Task objective: Look through the data and write out every line with the word "matplotlib" in it.

Material provided:
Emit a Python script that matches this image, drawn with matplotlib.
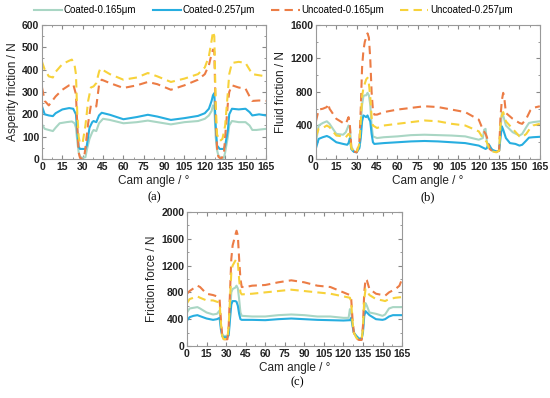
import matplotlib
matplotlib.use("Agg")
import matplotlib.pyplot as plt
from matplotlib.lines import Line2D
from matplotlib.ticker import MultipleLocator, AutoMinorLocator

plt.rcParams['font.family'] = ['Liberation Sans', 'DejaVu Sans']

labels = ["Coated-0.165μm", "Coated-0.257μm", "Uncoated-0.165μm", "Uncoated-0.257μm"]
colors = ["#a9d6c4", "#27aee0", "#ec7c45", "#f7d23a"]
styles = ["-", "-", "--", "--"]

# ---- (a) Asperity friction ----
a_c165_x = [0, 2, 5, 8, 10, 13, 18, 22, 24, 25, 26, 27, 28, 30, 32, 33, 35, 37, 38, 40, 42, 45, 50, 60, 70, 78, 85, 95, 105, 115, 120, 123, 125, 126, 127, 128, 129, 130, 132, 134, 135, 137, 138, 140, 145, 150, 153, 155, 158, 165]
a_c165_y = [155, 135, 130, 125, 140, 160, 165, 168, 160, 140, 80, 30, 10, 5, 8, 40, 90, 120, 130, 125, 160, 180, 175, 160, 165, 172, 165, 155, 165, 170, 180, 195, 215, 240, 230, 100, 40, 15, 5, 5, 30, 100, 150, 170, 165, 165, 150, 130, 130, 135]
a_c257_x = [0, 2, 5, 8, 10, 15, 20, 23, 25, 26, 27, 28, 32, 33, 35, 37, 38, 40, 42, 44, 50, 60, 70, 78, 85, 95, 105, 115, 120, 123, 125, 126, 127, 128, 129, 131, 134, 135, 137, 138, 140, 145, 150, 153, 155, 160, 165]
a_c257_y = [235, 200, 195, 192, 205, 222, 228, 225, 200, 120, 55, 45, 45, 60, 140, 165, 170, 165, 195, 207, 198, 178, 188, 198, 190, 175, 183, 193, 205, 225, 260, 285, 295, 150, 60, 45, 45, 60, 130, 200, 225, 222, 225, 210, 195, 200, 195]
a_u165_x = [0, 2, 5, 10, 15, 20, 23, 25, 26, 27, 28, 30, 31, 32, 34, 36, 38, 40, 42, 44, 50, 60, 70, 78, 85, 95, 105, 115, 120, 123, 125, 126, 127, 128, 129, 130, 132, 134, 135, 137, 138, 140, 145, 150, 153, 155, 160, 165]
a_u165_y = [320, 260, 240, 280, 310, 330, 335, 290, 150, 30, 5, 0, 5, 50, 160, 240, 240, 235, 330, 355, 340, 318, 330, 345, 335, 310, 330, 355, 380, 420, 470, 490, 480, 200, 50, 10, 0, 20, 100, 250, 300, 330, 320, 315, 280, 260, 262, 260]
a_u257_x = [0, 2, 5, 8, 10, 15, 20, 22, 24, 25, 26, 27, 28, 30, 32, 34, 36, 38, 40, 42, 43, 50, 60, 70, 78, 85, 95, 105, 115, 120, 123, 125, 126, 127, 128, 129, 131, 133, 135, 137, 138, 140, 145, 150, 153, 155, 160, 165]
a_u257_y = [435, 400, 370, 365, 390, 425, 440, 445, 420, 380, 200, 100, 70, 75, 150, 260, 320, 325, 340, 390, 405, 380, 355, 365, 385, 370, 345, 360, 380, 410, 460, 530, 570, 550, 250, 110, 80, 90, 150, 300, 380, 430, 435, 430, 400, 380, 375, 370]

# ---- (b) Fluid friction ----
b_c165_x = [0, 2, 5, 8, 10, 15, 20, 22, 24, 25, 26, 28, 30, 32, 33, 34, 35, 36, 37, 38, 39, 40, 41, 42, 45, 50, 60, 70, 80, 90, 100, 110, 120, 123, 124, 125, 126, 127, 128, 130, 133, 135, 136, 137, 138, 140, 145, 150, 152, 155, 157, 160, 165]
b_c165_y = [200, 400, 430, 450, 420, 300, 290, 320, 400, 380, 150, 90, 80, 150, 400, 650, 750, 760, 760, 790, 760, 650, 400, 270, 250, 260, 270, 285, 290, 285, 280, 270, 230, 250, 350, 360, 200, 150, 140, 100, 85, 100, 350, 550, 520, 400, 320, 280, 300, 380, 430, 440, 450]
b_c257_x = [0, 2, 5, 8, 10, 15, 20, 23, 24, 25, 26, 27, 28, 30, 32, 33, 34, 35, 36, 37, 38, 39, 40, 41, 42, 43, 50, 60, 70, 80, 90, 100, 110, 120, 125, 126, 127, 128, 129, 130, 133, 135, 136, 137, 138, 140, 143, 147, 150, 152, 155, 157, 160, 165]
b_c257_y = [130, 240, 260, 275, 260, 200, 180, 170, 190, 250, 120, 100, 85, 80, 130, 250, 450, 520, 510, 500, 520, 480, 450, 300, 200, 180, 190, 200, 210, 215, 210, 200, 190, 160, 120, 130, 180, 160, 130, 110, 90, 100, 250, 390, 350, 250, 190, 180, 160, 170, 220, 255, 260, 265]
b_u165_x = [0, 2, 5, 8, 9, 10, 15, 20, 22, 24, 25, 26, 28, 30, 32, 33, 34, 35, 36, 37, 38, 39, 40, 41, 42, 43, 45, 50, 60, 70, 80, 90, 100, 110, 120, 123, 125, 126, 127, 128, 130, 133, 135, 136, 137, 138, 139, 140, 145, 150, 152, 155, 158, 160, 165]
b_u165_y = [450, 590, 600, 620, 660, 600, 480, 430, 420, 500, 400, 150, 90, 80, 200, 600, 1100, 1300, 1400, 1450, 1500, 1450, 1200, 800, 580, 530, 530, 560, 590, 610, 630, 620, 590, 560, 470, 350, 300, 260, 200, 120, 95, 85, 100, 500, 700, 790, 700, 550, 480, 430, 420, 480, 580, 610, 630]
b_u257_x = [0, 2, 5, 8, 10, 15, 20, 22, 24, 25, 26, 28, 30, 32, 33, 34, 35, 36, 37, 38, 39, 40, 41, 42, 45, 50, 60, 70, 80, 90, 100, 110, 120, 123, 125, 126, 127, 128, 130, 133, 135, 136, 137, 138, 140, 145, 150, 152, 155, 158, 160, 165]
b_u257_y = [270, 360, 370, 400, 380, 280, 270, 260, 300, 280, 130, 90, 80, 180, 450, 750, 850, 900, 950, 970, 900, 750, 500, 400, 370, 400, 420, 440, 460, 450, 420, 400, 330, 250, 220, 200, 150, 110, 90, 80, 100, 400, 520, 560, 450, 360, 270, 260, 300, 370, 400, 420]

# ---- (c) Friction force ----
c_c165_x = [0, 2, 5, 8, 10, 15, 20, 23, 25, 26, 27, 28, 31, 32, 33, 34, 35, 37, 38, 39, 40, 41, 42, 50, 60, 70, 80, 90, 100, 110, 120, 124, 125, 126, 127, 128, 130, 132, 134, 135, 136, 137, 138, 140, 145, 150, 152, 155, 158, 160, 165]
c_c165_y = [500, 560, 570, 580, 560, 500, 470, 480, 530, 300, 180, 150, 150, 200, 500, 800, 850, 870, 900, 860, 700, 500, 450, 440, 440, 460, 470, 460, 440, 440, 420, 420, 550, 500, 350, 200, 130, 100, 100, 250, 550, 640, 600, 500, 480, 450, 470, 560, 580, 580, 580]
c_c257_x = [0, 2, 5, 8, 10, 15, 20, 23, 25, 26, 27, 28, 31, 32, 33, 34, 35, 37, 38, 39, 40, 41, 42, 50, 60, 70, 80, 90, 100, 110, 120, 125, 126, 127, 128, 130, 132, 134, 135, 136, 137, 138, 140, 145, 150, 152, 155, 158, 160, 165]
c_c257_y = [380, 430, 450, 460, 445, 410, 390, 400, 420, 250, 150, 130, 130, 160, 400, 620, 670, 670, 660, 600, 480, 400, 390, 390, 385, 400, 410, 400, 390, 385, 380, 385, 420, 300, 200, 150, 110, 110, 200, 450, 520, 500, 460, 400, 390, 400, 440, 460, 460, 460]
c_u165_x = [0, 2, 5, 8, 10, 15, 20, 23, 25, 26, 27, 28, 31, 32, 33, 34, 35, 37, 38, 39, 40, 41, 42, 45, 50, 60, 70, 80, 90, 100, 110, 120, 125, 126, 127, 128, 130, 132, 134, 135, 136, 137, 138, 140, 145, 150, 152, 155, 160, 163, 165]
c_u165_y = [780, 820, 860, 900, 880, 780, 760, 740, 700, 400, 150, 100, 100, 300, 800, 1300, 1500, 1650, 1720, 1650, 1300, 1000, 880, 880, 900, 910, 950, 980, 950, 900, 880, 800, 760, 700, 400, 200, 110, 90, 90, 300, 800, 1000, 980, 850, 780, 760, 750, 800, 850, 900, 1000]
c_u257_x = [0, 2, 5, 8, 10, 15, 20, 23, 25, 26, 27, 28, 31, 32, 33, 34, 35, 37, 38, 39, 40, 41, 42, 50, 60, 70, 80, 90, 100, 110, 120, 125, 126, 127, 128, 130, 132, 134, 135, 136, 137, 138, 140, 145, 150, 152, 155, 160, 165]
c_u257_y = [640, 700, 720, 740, 720, 680, 680, 660, 650, 350, 150, 100, 110, 300, 700, 1100, 1200, 1270, 1300, 1250, 1000, 800, 770, 780, 800, 820, 840, 820, 800, 780, 740, 720, 650, 350, 200, 120, 100, 100, 250, 700, 850, 820, 760, 700, 680, 670, 700, 720, 730]

panels = [
    dict(rect=[0.0764, 0.6005, 0.407, 0.3367], ylabel="Asperity friction / N", ymax=600, ystep=100,
         series=[(a_c165_x, a_c165_y), (a_c257_x, a_c257_y), (a_u165_x, a_u165_y), (a_u257_x, a_u257_y)],
         tag="(a)", tagpos=(0.28, 0.505)),
    dict(rect=[0.5745, 0.6005, 0.407, 0.3367], ylabel="Fluid friction / N", ymax=1600, ystep=400,
         series=[(b_c165_x, b_c165_y), (b_c257_x, b_c257_y), (b_u165_x, b_u165_y), (b_u257_x, b_u257_y)],
         tag="(b)", tagpos=(0.778, 0.505)),
    dict(rect=[0.34, 0.1307, 0.391, 0.3367], ylabel="Friction force / N", ymax=2000, ystep=400,
         series=[(c_c165_x, c_c165_y), (c_c257_x, c_c257_y), (c_u165_x, c_u165_y), (c_u257_x, c_u257_y)],
         tag="(c)", tagpos=(0.54, 0.04)),
]

DASH = (0, (4, 2.5))

fig = plt.figure(figsize=(5.5, 3.98), dpi=100)
for p in panels:
    ax = fig.add_axes(p["rect"])
    for (x, y), c, ls in zip(p["series"], colors, styles):
        ax.plot(x, y, color=c, lw=1.5, ls=(ls if ls == "-" else DASH))
    ax.set_xlim(0, 165)
    ax.set_ylim(0, p["ymax"])
    ax.xaxis.set_major_locator(MultipleLocator(15))
    ax.yaxis.set_major_locator(MultipleLocator(p["ystep"]))
    ax.xaxis.set_minor_locator(AutoMinorLocator(2))
    ax.yaxis.set_minor_locator(AutoMinorLocator(2))
    ax.tick_params(which="both", direction="in", top=True, right=True, labelsize=7.5, color="#888888", pad=2)
    ax.tick_params(which="major", length=3)
    ax.tick_params(which="minor", length=1.5)
    for lab in ax.get_xticklabels() + ax.get_yticklabels():
        lab.set_fontweight("bold")
        lab.set_color("#222222")
    for s in ax.spines.values():
        s.set_color("#999999")
        s.set_linewidth(0.8)
    ax.set_xlabel("Cam angle / °", fontsize=8.5, labelpad=2, color="#222222")
    ax.set_ylabel(p["ylabel"], fontsize=8.5, labelpad=2, color="#222222")
    fig.text(p["tagpos"][0], p["tagpos"][1], p["tag"], ha="center", va="center",
             fontsize=9, family="Liberation Serif")

handles = [Line2D([], [], color=c, lw=1.5, ls=(ls if ls == "-" else DASH)) for c, ls in zip(colors, styles)]
fig.legend(handles, labels, loc="center", bbox_to_anchor=(0.497, 0.975), ncol=4, frameon=False,
           fontsize=7, handlelength=2.9, handletextpad=0.15, columnspacing=1.7)

fig.savefig("out.png", dpi=100)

Exercise response:
Emit a Python script that matches this image, drawn with matplotlib.
import matplotlib
matplotlib.use("Agg")
import matplotlib.pyplot as plt
from matplotlib.lines import Line2D
from matplotlib.ticker import MultipleLocator, AutoMinorLocator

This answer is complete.